Kleinbürgerliches Wohnzimmer Dresden (DE)
In 1925, the year in which Le Corbusier exhibited his Pavillon de L’Esprit Nouveau at the ‘Exposition des Arts Décoratifs’ in Paris, the ‘Jahresschau Deutscher Arbeit’ was held for the fourth time at Dresden’s downtown exhibition area, this time under the leadership of city architect Paul Wolf. Whereas previous exhibitions had themes such as ‘porcelain, ceramic & glass’ (1922); ‘game & sport’ (1923) and ‘textiles’ (1924), the 1925 exhibition was entitled ‘Wohnung und Siedlung’, due to the post-First World War housing shortage. Across an area of approximately 16,000 m2 and in several exhibition halls, about 60 interiors were decorated by various interior designers and artists. The outdoor area contained 16 model houses by Bruno Paul, Albin Müller, Gustav Lüdecke and others. A ‘scientific’ department showed the developments in housing construction, in words and pictures. Heinrich Tessenow designed the ‘Oberbayern’ restaurant as well as several sample interiors, including a large and a small bedroom, a dining room, a sitting area (Wohnzimmerecke) and a ‘petty bourgeois’ living room.

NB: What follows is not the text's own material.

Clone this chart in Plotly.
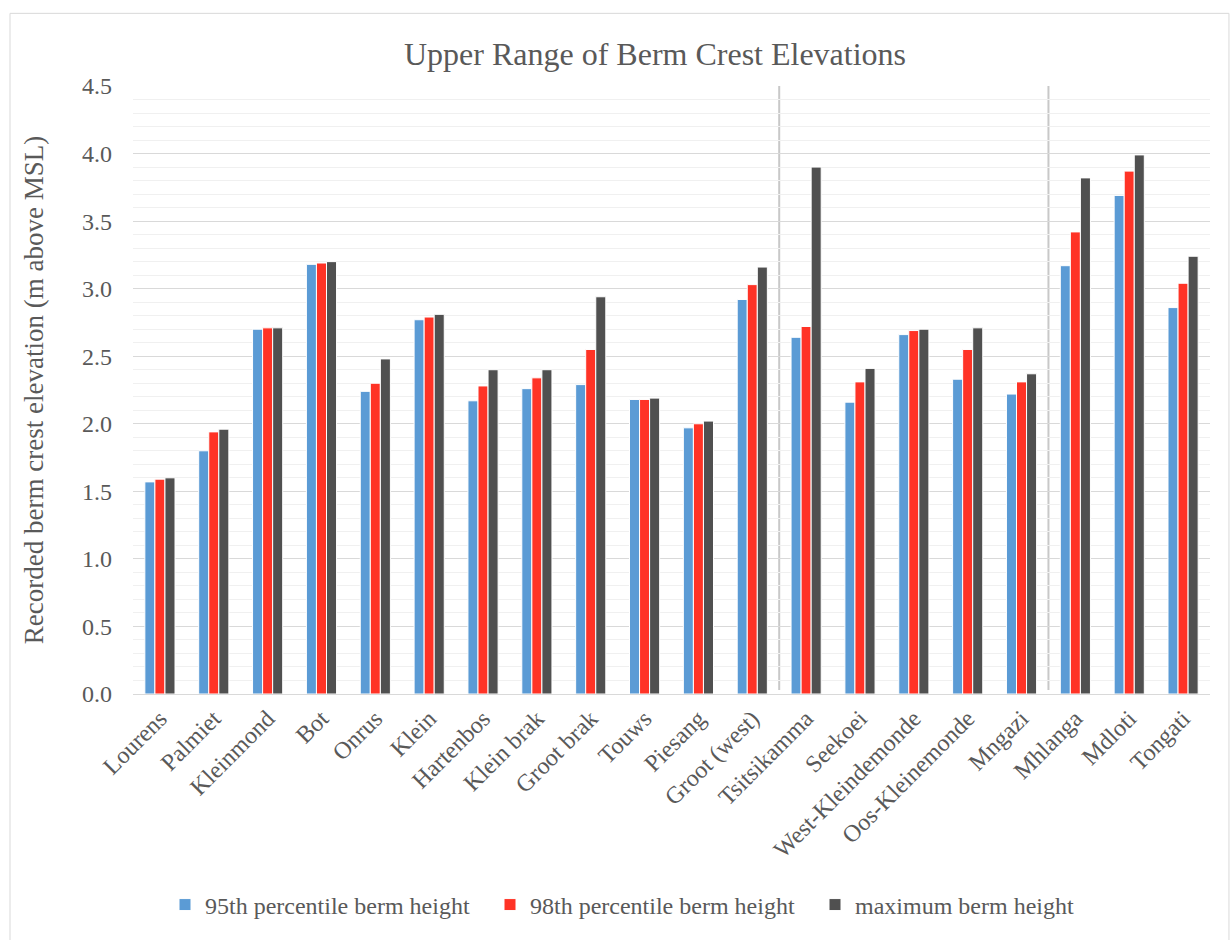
import plotly.graph_objects as go

# Estuary sites along the coast
sites = ["Lourens", "Palmiet", "Kleinmond", "Bot", "Onrus", "Klein", "Hartenbos",
         "Klein brak", "Groot brak", "Touws", "Piesang", "Groot (west)", "Tsitsikamma",
         "Seekoei", "West-Kleindemonde", "Oos-Kleinemonde", "Mngazi", "Mhlanga",
         "Mdloti", "Tongati"]

# Berm crest elevations (m above MSL)
p95 = [1.57, 1.80, 2.70, 3.18, 2.24, 2.77, 2.17, 2.26, 2.29, 2.18, 1.97, 2.92,
       2.64, 2.16, 2.66, 2.33, 2.22, 3.17, 3.69, 2.86]
p98 = [1.59, 1.94, 2.71, 3.19, 2.30, 2.79, 2.28, 2.34, 2.55, 2.18, 2.00, 3.03,
       2.72, 2.31, 2.69, 2.55, 2.31, 3.42, 3.87, 3.04]
pmax = [1.60, 1.96, 2.71, 3.20, 2.48, 2.81, 2.40, 2.40, 2.94, 2.19, 2.02, 3.16,
        3.90, 2.41, 2.70, 2.71, 2.37, 3.82, 3.99, 3.24]

series = [
    ("95th percentile berm height", p95, "#5B9BD5"),
    ("98th percentile berm height", p98, "#FF3326"),
    ("maximum berm height", pmax, "#505050"),
]

# Region boundaries between site groups
region_breaks = [11.5, 16.5]

TXT = "#595959"
FONT = "Liberation Serif"

fig = go.Figure()
for name, vals, col in series:
    fig.add_trace(go.Bar(
        x=sites, y=vals, name=name,
        marker=dict(color=col, line=dict(color="white", width=1)),
    ))

shapes = []
for b in region_breaks:
    shapes.append(dict(type="line", xref="x", yref="y", x0=b, x1=b, y0=0.03, y1=4.5,
                       line=dict(color="#c8c8c8", width=2), layer="below"))
# outer chart frame
shapes.append(dict(type="rect", xref="paper", yref="paper",
                   x0=-0.1142, x1=1.0176, y0=-0.42, y1=1.1195,
                   line=dict(color="#d9d9d9", width=1)))

fig.update_layout(
    width=1231, height=940,
    margin=dict(l=133, r=21, t=86, b=243),
    paper_bgcolor="white", plot_bgcolor="white",
    barmode="group", bargap=0.44, bargroupgap=0.0,
    font=dict(family=FONT, color=TXT, size=24),
    title=dict(text="Upper Range of Berm Crest Elevations",
               font=dict(family=FONT, size=32, color=TXT),
               x=(655 - 133) / 1077, xanchor="center", y=1 - 54 / 940, yanchor="middle",
               xref="paper"),
    showlegend=True,
    legend=dict(orientation="h", x=(165 - 133) / 1077, xanchor="left",
                y=-0.347, yanchor="middle",
                font=dict(family=FONT, size=24, color=TXT),
                itemwidth=30, tracegroupgap=0,
                entrywidthmode="pixels", entrywidth=280),
    shapes=shapes,
)

fig.update_yaxes(
    range=[0, 4.5], dtick=0.5, tickformat=".1f",
    showgrid=True, gridcolor="#d9d9d9", gridwidth=1,
    minor=dict(dtick=0.1, showgrid=True, gridcolor="#f0f0f0", gridwidth=1),
    zeroline=False, showline=False, ticks="", ticklabelstandoff=20,
    tickfont=dict(family=FONT, size=24, color=TXT),
    title=dict(text="Recorded berm crest elevation (m above MSL)",
               font=dict(family=FONT, size=27, color=TXT), standoff=30),
)
fig.update_xaxes(
    tickangle=-45, showline=True, linecolor="#d9d9d9", linewidth=1,
    ticks="", showgrid=False,
    tickfont=dict(family=FONT, size=24, color=TXT),
)

fig.write_html("out.html")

The living room was simply furnished. The position of the bookcase, table, chairs and dresser created a calm and powerful overall picture. In Kunst und Künstler (1926), Karl Scheffler described the interiors of Tessenow as follows: ‘Invisible, but thereby no less real, are the works of Tessenow, surrounded by the atmosphere of an idea, or better yet an ideal. . . . This idealism is not cast in a problematic way, but instead with a modest, classic attitude, surrounded by a sense of the romantic, in which both the soul of the tradition as well as the instinct for germination are embedded.’